• _The problem_: Pick out the lines in the listing below that contain the word "document" and copy them.

──────── Records for this exercise

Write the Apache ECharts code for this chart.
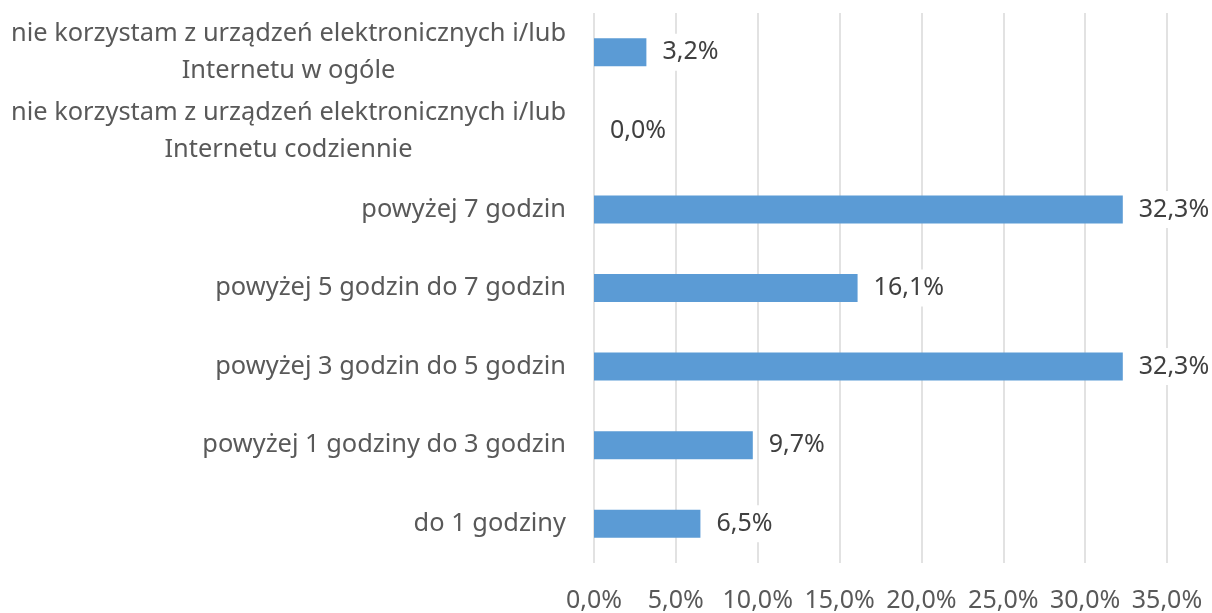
<!DOCTYPE html>
<html>
<head>
<meta charset="utf-8">
<script src="https://cdn.jsdelivr.net/npm/echarts@6/dist/echarts.min.js"></script>
<style>html,body{margin:0;padding:0;background:#fff;}#c{width:1212px;height:613px;}</style>
</head>
<body>
<div id="c"></div>
<script>
const categories = [
  'do 1 godziny',
  'powyżej 1 godziny do 3 godzin',
  'powyżej 3 godzin do 5 godzin',
  'powyżej 5 godzin do 7 godzin',
  'powyżej 7 godzin',
  'nie korzystam z urządzeń elektronicznych i/lub\nInternetu codziennie',
  'nie korzystam z urządzeń elektronicznych i/lub\nInternetu w ogóle'
];
const values = [6.5, 9.7, 32.3, 16.1, 32.3, 0.0, 3.2];
const xTicks = { min: 0, max: 35, interval: 5 };

const FONT = 'Noto Sans';
const FS = 25.4;
const chart = echarts.init(document.getElementById('c'), null, { renderer: 'canvas' });
const fmt = v => v.toFixed(1).replace('.', ',') + '%';
chart.setOption({
  animation: false,
  grid: { left: 594, right: 45, top: 13, bottom: 50, containLabel: false },
  xAxis: {
    type: 'value', min: xTicks.min, max: xTicks.max, interval: xTicks.interval,
    axisLine: { show: false }, axisTick: { show: false },
    splitLine: { lineStyle: { color: '#d9d9d9', width: 1.5 } },
    axisLabel: { formatter: v => fmt(v), color: '#595959', fontSize: 25, fontFamily: FONT, margin: 25 }
  },
  yAxis: {
    type: 'category', data: categories,
    axisLine: { show: false }, axisTick: { show: false },
    axisLabel: {
      color: '#595959', fontSize: FS, fontFamily: FONT, margin: 28, lineHeight: 37,
      formatter: s => s.split('\n').map(l => '{c|' + l + '}').join('\n'),
      rich: { c: { align: 'center', fontSize: FS, fontFamily: FONT, color: '#595959', lineHeight: 37 } }
    }
  },
  series: [{
    type: 'bar', data: values, barWidth: 28,
    itemStyle: { color: '#5b9bd5' },
    label: {
      show: true, position: 'right', distance: 12, formatter: p => fmt(p.value),
      color: '#404040', fontSize: 25, fontFamily: FONT,
      backgroundColor: '#ffffff', padding: [6, 4, 6, 4]
    }
  }]
});
</script>
</body>
</html>
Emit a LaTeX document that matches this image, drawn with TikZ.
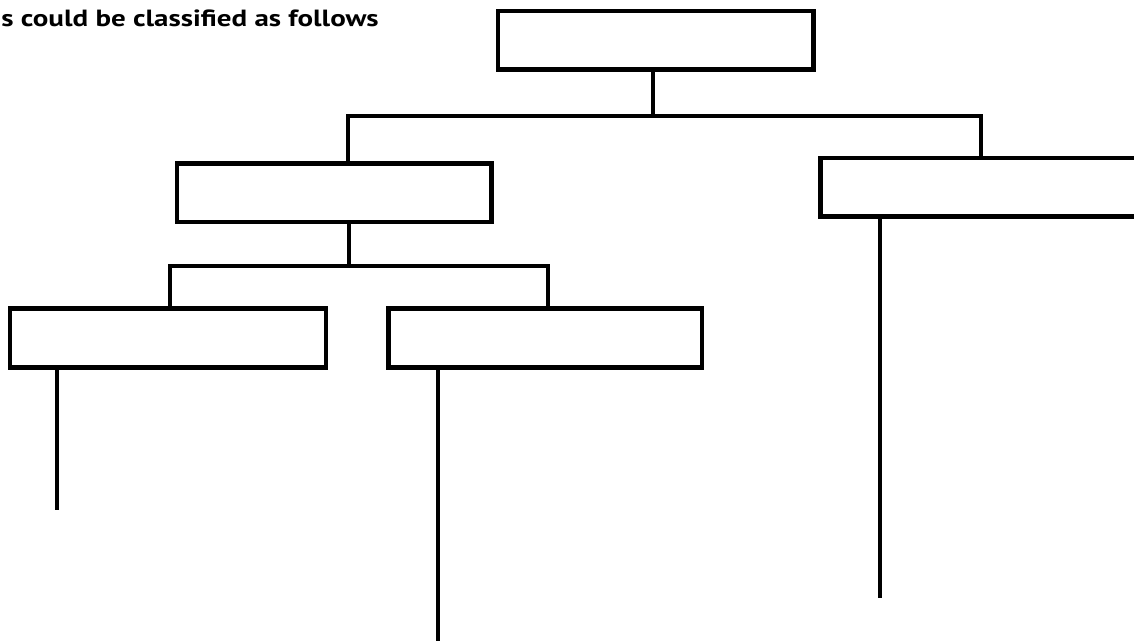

────────────────

• _Output below_:
const chart = echarts.init(document.getElementById('c'), null, { renderer: 'canvas' });
Emit a LaTeX document that matches this image, drawn with TikZ.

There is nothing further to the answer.